Set problem -
Copy out every line containing the word "this".

Material provided -
* * * * * * *
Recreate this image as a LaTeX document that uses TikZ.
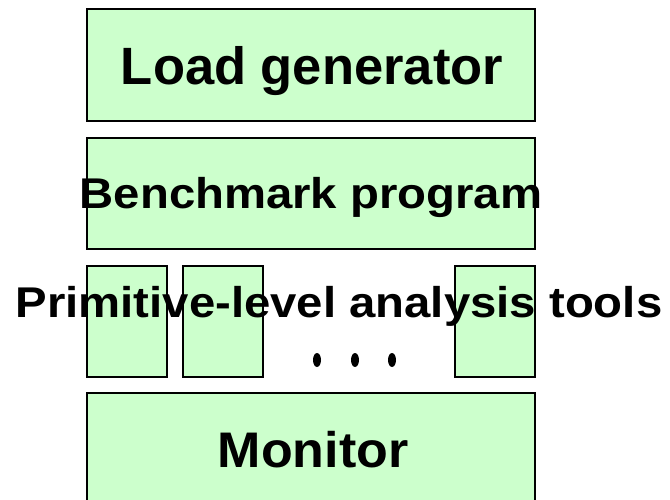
* * * * * * *
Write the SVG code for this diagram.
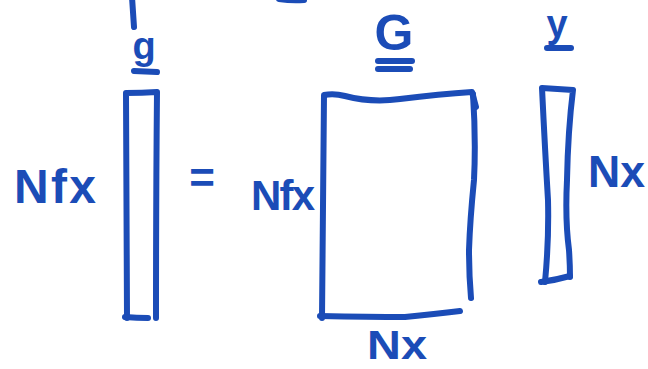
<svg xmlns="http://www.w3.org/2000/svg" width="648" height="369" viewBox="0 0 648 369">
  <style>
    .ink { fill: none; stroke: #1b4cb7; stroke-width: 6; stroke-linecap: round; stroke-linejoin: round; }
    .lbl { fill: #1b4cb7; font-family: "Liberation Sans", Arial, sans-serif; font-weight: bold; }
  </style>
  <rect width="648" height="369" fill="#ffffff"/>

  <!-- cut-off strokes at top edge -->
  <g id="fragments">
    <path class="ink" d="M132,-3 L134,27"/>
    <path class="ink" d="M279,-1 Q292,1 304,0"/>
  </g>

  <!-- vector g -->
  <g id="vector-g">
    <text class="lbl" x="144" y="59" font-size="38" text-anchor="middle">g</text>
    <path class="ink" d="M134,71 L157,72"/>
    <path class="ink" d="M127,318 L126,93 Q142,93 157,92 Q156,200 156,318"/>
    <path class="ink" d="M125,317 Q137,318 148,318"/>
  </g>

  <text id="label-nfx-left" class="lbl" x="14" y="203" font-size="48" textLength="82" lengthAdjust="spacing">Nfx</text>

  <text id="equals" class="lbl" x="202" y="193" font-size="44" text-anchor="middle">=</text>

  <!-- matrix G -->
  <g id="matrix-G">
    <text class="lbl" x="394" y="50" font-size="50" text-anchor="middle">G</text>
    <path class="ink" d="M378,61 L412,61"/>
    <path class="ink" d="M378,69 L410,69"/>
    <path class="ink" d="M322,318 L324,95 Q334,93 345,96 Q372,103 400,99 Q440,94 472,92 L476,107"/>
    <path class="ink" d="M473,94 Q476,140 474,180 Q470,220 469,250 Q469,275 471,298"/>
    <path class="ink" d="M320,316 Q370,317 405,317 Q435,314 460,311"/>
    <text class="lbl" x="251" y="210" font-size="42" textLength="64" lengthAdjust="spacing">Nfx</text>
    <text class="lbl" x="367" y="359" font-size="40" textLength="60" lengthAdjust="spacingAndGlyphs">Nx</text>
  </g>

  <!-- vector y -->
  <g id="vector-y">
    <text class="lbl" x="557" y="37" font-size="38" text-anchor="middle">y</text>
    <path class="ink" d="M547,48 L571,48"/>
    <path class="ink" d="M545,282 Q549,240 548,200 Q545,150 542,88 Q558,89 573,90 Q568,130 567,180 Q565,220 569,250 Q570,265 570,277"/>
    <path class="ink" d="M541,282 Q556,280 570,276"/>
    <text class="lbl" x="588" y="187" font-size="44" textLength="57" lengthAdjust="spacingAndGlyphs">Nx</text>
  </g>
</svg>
* * * * * * *
Reply -
Recreate this image as a LaTeX document that uses TikZ.
Write the SVG code for this diagram.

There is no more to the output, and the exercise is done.